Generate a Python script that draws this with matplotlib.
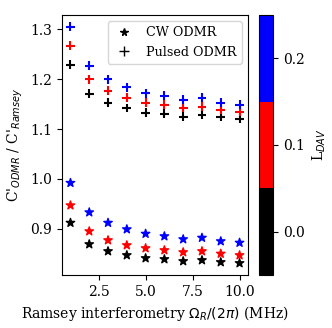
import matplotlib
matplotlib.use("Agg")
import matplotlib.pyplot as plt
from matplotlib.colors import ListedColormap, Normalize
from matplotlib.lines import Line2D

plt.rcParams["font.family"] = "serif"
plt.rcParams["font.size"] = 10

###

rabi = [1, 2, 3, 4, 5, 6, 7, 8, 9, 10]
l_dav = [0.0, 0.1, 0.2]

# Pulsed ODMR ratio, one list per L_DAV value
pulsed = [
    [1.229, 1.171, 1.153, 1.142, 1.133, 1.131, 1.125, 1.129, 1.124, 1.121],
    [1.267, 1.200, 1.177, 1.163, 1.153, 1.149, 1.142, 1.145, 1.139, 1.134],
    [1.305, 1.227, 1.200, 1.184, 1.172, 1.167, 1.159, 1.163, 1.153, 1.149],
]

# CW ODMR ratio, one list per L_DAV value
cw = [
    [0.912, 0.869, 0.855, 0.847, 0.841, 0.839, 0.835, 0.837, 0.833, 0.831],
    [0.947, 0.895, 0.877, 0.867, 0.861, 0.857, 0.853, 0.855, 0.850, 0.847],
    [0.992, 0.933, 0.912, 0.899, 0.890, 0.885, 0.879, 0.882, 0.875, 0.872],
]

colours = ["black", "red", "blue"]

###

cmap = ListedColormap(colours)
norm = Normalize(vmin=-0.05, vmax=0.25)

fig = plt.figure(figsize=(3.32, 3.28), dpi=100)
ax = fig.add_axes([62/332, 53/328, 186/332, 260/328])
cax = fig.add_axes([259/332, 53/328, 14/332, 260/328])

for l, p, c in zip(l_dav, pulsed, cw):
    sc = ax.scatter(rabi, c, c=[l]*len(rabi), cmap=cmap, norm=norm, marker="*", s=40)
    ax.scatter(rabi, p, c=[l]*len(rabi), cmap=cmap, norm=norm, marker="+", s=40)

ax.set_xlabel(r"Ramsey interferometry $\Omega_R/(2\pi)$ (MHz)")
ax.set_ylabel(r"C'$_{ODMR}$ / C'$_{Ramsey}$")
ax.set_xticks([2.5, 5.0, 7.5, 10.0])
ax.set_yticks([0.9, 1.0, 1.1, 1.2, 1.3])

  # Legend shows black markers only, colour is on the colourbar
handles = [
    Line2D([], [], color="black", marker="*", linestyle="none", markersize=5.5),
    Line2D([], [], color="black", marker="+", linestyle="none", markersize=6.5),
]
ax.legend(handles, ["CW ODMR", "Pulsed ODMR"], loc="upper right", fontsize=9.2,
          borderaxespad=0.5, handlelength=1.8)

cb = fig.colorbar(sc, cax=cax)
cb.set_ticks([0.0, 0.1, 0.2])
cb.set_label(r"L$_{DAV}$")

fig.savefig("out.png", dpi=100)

★ ★ ★ ★ ★ ★ ★

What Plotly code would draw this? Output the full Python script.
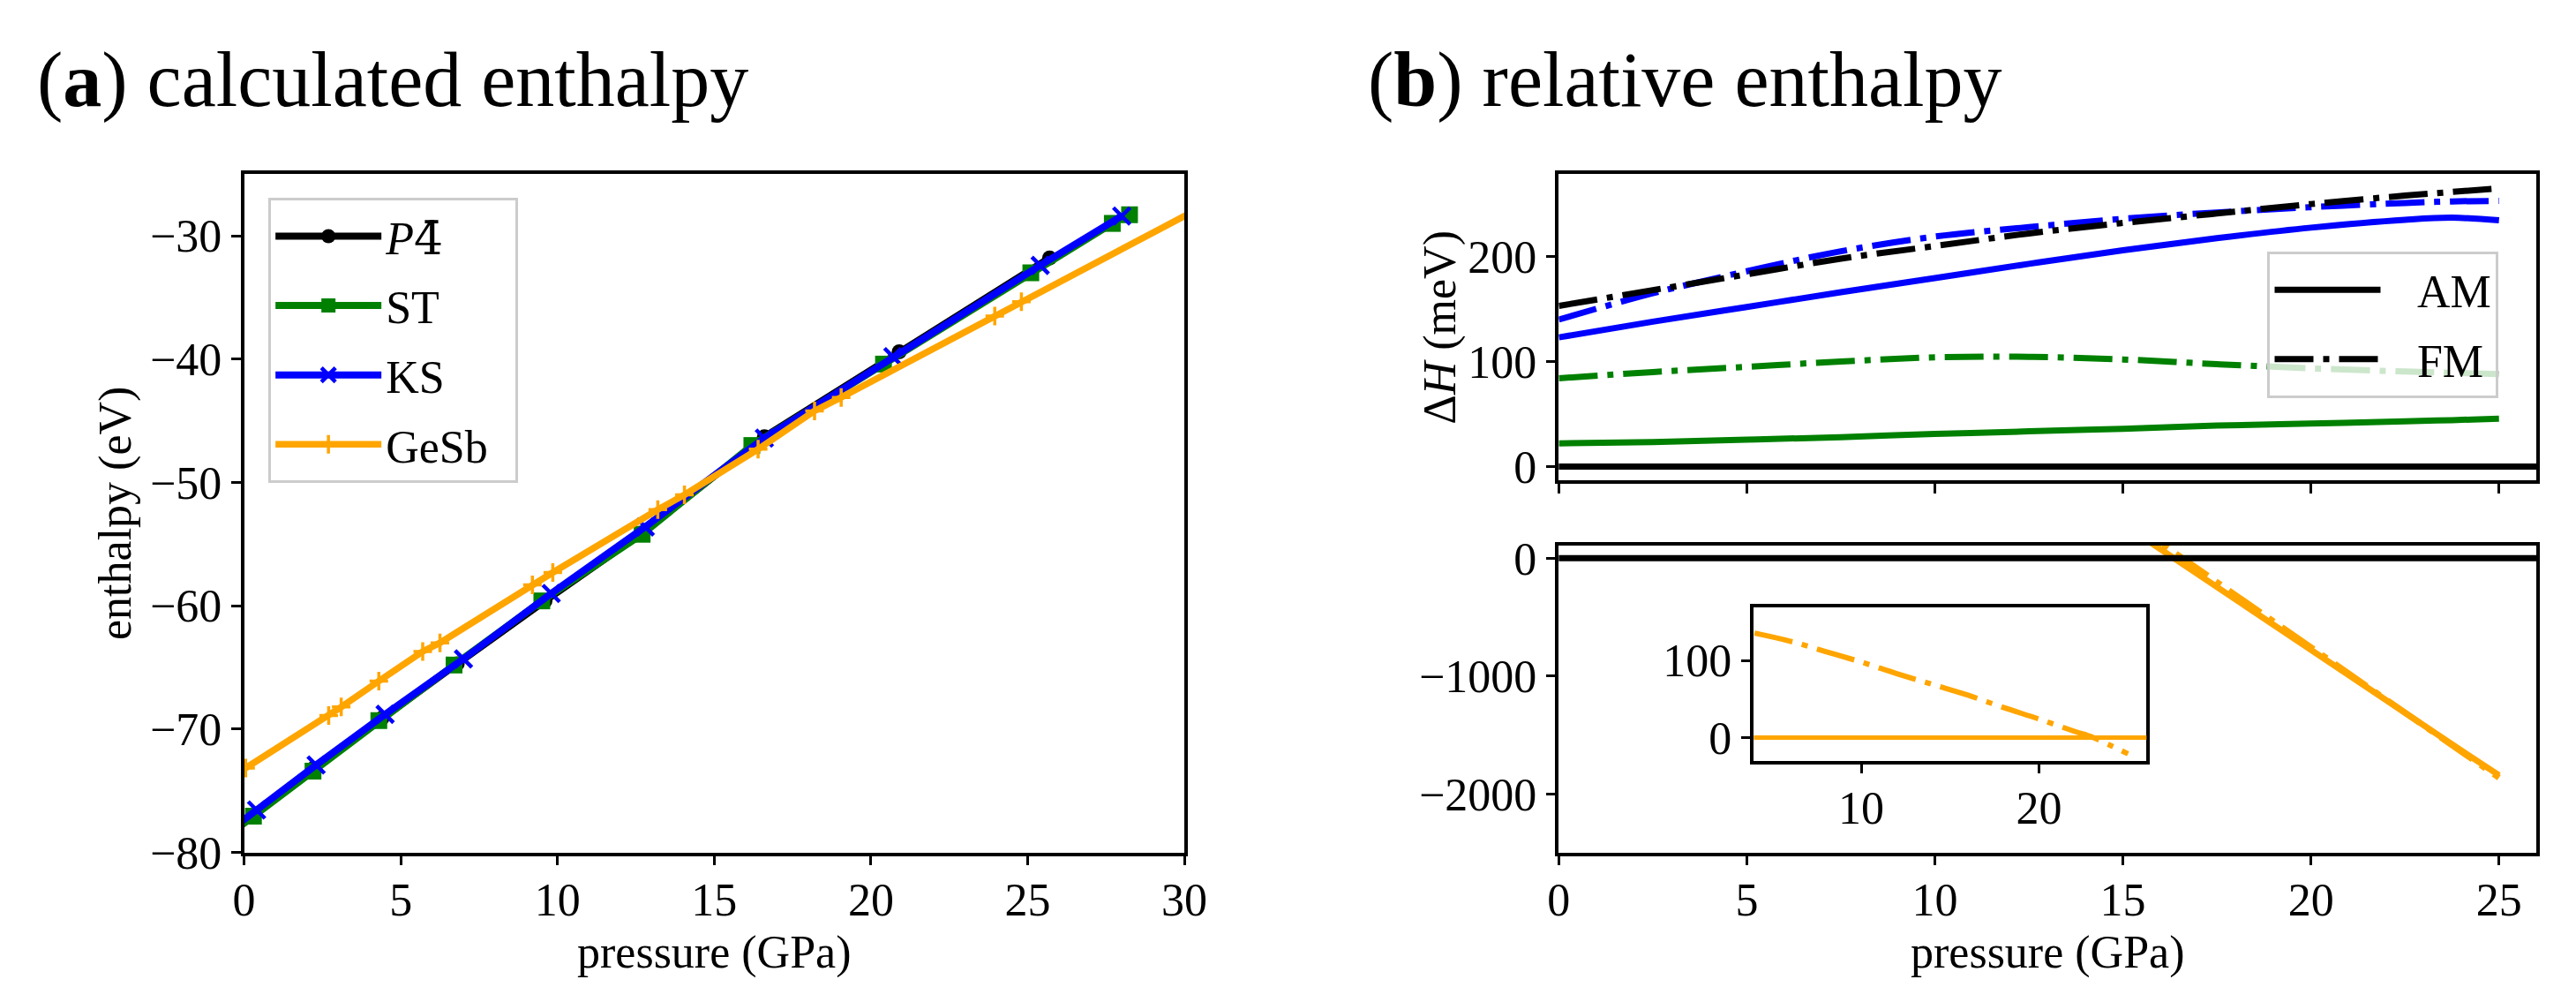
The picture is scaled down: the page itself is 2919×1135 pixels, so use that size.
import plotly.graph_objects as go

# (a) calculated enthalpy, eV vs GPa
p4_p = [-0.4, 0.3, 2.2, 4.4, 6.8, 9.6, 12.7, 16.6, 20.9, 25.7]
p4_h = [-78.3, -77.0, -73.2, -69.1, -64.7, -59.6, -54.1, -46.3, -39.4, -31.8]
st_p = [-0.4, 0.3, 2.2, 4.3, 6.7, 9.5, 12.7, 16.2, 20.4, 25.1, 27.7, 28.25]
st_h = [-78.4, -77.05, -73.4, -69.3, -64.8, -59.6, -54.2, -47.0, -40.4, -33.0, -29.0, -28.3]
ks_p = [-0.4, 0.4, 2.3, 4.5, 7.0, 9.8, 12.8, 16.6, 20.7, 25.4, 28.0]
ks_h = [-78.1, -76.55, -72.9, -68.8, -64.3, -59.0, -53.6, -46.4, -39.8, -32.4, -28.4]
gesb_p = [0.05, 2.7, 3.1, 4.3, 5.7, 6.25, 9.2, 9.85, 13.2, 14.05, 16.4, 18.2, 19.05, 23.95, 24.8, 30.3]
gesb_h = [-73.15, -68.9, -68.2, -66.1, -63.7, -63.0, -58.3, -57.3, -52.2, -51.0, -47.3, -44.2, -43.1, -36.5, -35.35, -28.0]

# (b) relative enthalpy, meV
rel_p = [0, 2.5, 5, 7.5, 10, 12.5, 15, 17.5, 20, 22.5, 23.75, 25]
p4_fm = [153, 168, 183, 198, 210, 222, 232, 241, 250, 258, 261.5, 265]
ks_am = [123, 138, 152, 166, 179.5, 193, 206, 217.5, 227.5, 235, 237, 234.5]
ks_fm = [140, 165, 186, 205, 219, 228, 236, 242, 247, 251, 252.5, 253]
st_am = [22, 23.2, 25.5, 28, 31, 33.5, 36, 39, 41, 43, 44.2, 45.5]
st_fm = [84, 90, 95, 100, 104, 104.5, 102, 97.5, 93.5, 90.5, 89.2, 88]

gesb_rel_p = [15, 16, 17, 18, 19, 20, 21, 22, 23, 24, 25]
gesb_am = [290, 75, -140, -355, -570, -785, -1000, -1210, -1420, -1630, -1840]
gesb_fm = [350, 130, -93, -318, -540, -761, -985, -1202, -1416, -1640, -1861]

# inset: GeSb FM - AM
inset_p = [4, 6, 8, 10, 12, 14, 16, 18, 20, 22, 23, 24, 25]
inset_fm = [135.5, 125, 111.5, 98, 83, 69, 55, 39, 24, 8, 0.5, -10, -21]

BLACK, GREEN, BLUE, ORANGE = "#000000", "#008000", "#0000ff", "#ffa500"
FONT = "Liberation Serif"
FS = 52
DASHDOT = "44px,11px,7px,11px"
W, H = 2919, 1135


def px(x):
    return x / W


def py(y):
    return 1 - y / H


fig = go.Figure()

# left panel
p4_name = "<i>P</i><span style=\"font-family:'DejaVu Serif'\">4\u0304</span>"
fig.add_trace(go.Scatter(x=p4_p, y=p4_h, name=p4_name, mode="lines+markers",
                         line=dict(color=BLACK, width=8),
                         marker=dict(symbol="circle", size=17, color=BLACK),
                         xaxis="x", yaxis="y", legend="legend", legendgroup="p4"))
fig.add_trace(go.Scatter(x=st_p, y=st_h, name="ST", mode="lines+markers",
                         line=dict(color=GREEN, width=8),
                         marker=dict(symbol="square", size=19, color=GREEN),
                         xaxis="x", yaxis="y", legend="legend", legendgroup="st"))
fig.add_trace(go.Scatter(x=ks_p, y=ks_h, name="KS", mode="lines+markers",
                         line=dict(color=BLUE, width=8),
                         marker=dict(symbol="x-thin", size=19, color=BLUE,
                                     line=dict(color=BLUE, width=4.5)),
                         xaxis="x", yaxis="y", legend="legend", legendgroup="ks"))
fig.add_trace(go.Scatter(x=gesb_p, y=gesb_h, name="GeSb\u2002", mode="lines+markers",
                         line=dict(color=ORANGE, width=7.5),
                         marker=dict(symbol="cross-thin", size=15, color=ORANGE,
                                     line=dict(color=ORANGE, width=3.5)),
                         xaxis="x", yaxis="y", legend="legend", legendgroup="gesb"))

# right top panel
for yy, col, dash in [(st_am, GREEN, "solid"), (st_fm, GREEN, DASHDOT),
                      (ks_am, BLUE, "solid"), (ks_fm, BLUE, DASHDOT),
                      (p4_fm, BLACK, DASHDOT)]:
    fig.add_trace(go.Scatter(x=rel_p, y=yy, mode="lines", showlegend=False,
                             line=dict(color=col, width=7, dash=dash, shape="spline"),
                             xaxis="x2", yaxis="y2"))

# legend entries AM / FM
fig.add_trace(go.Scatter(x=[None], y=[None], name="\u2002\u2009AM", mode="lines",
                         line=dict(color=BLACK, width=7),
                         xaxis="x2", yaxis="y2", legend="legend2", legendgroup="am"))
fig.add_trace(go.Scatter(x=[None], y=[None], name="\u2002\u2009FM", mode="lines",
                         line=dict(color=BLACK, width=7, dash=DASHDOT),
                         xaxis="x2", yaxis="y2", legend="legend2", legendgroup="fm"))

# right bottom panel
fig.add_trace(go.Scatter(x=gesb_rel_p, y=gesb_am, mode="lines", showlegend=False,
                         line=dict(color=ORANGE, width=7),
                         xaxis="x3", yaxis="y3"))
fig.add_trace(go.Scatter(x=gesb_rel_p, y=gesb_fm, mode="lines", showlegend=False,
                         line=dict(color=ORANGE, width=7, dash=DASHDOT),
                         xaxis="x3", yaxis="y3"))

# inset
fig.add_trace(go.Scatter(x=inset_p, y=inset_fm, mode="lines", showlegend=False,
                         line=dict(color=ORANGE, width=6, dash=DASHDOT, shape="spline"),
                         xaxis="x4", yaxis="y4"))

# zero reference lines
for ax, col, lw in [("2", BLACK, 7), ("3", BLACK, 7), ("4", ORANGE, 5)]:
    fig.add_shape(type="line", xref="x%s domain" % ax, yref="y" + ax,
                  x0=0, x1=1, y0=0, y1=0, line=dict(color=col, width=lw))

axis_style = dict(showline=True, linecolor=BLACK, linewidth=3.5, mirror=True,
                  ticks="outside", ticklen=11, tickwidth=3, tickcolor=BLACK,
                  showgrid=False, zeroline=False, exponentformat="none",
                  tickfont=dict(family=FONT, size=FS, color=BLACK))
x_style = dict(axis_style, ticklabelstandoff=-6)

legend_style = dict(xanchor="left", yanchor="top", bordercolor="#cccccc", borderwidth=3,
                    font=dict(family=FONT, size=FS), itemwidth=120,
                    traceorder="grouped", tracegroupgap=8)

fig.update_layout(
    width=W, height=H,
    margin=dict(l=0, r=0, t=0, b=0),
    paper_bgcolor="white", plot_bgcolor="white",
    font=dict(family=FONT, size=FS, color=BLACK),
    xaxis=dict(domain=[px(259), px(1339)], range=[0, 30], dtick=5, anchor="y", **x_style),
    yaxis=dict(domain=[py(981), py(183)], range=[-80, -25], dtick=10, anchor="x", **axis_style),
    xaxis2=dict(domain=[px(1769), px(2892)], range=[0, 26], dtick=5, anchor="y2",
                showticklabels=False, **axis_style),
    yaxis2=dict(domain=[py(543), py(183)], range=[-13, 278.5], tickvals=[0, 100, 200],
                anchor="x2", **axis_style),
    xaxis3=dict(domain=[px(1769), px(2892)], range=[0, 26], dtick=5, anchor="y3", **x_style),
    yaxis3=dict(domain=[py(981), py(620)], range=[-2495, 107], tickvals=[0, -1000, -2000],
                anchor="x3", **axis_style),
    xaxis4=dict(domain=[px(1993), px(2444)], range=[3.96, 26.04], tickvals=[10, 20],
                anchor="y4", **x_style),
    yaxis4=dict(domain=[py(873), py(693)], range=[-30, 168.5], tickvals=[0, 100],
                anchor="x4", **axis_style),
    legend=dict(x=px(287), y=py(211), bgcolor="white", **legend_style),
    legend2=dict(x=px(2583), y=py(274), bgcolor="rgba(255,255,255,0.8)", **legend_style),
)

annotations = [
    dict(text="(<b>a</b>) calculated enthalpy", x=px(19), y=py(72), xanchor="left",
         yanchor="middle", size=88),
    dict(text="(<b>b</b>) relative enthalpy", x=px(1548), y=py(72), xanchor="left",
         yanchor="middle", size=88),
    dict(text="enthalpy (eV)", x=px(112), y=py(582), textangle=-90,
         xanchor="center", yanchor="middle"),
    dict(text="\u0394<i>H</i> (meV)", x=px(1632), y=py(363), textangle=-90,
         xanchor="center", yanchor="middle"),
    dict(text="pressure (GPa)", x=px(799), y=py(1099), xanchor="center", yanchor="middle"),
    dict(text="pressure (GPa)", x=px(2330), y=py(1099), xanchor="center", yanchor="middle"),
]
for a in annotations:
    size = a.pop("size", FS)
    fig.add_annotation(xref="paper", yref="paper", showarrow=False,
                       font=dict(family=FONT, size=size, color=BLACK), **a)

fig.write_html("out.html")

★ ★ ★ ★ ★ ★ ★

Using the material above, count the lines containing the word "Python". Reply with the number alone.

2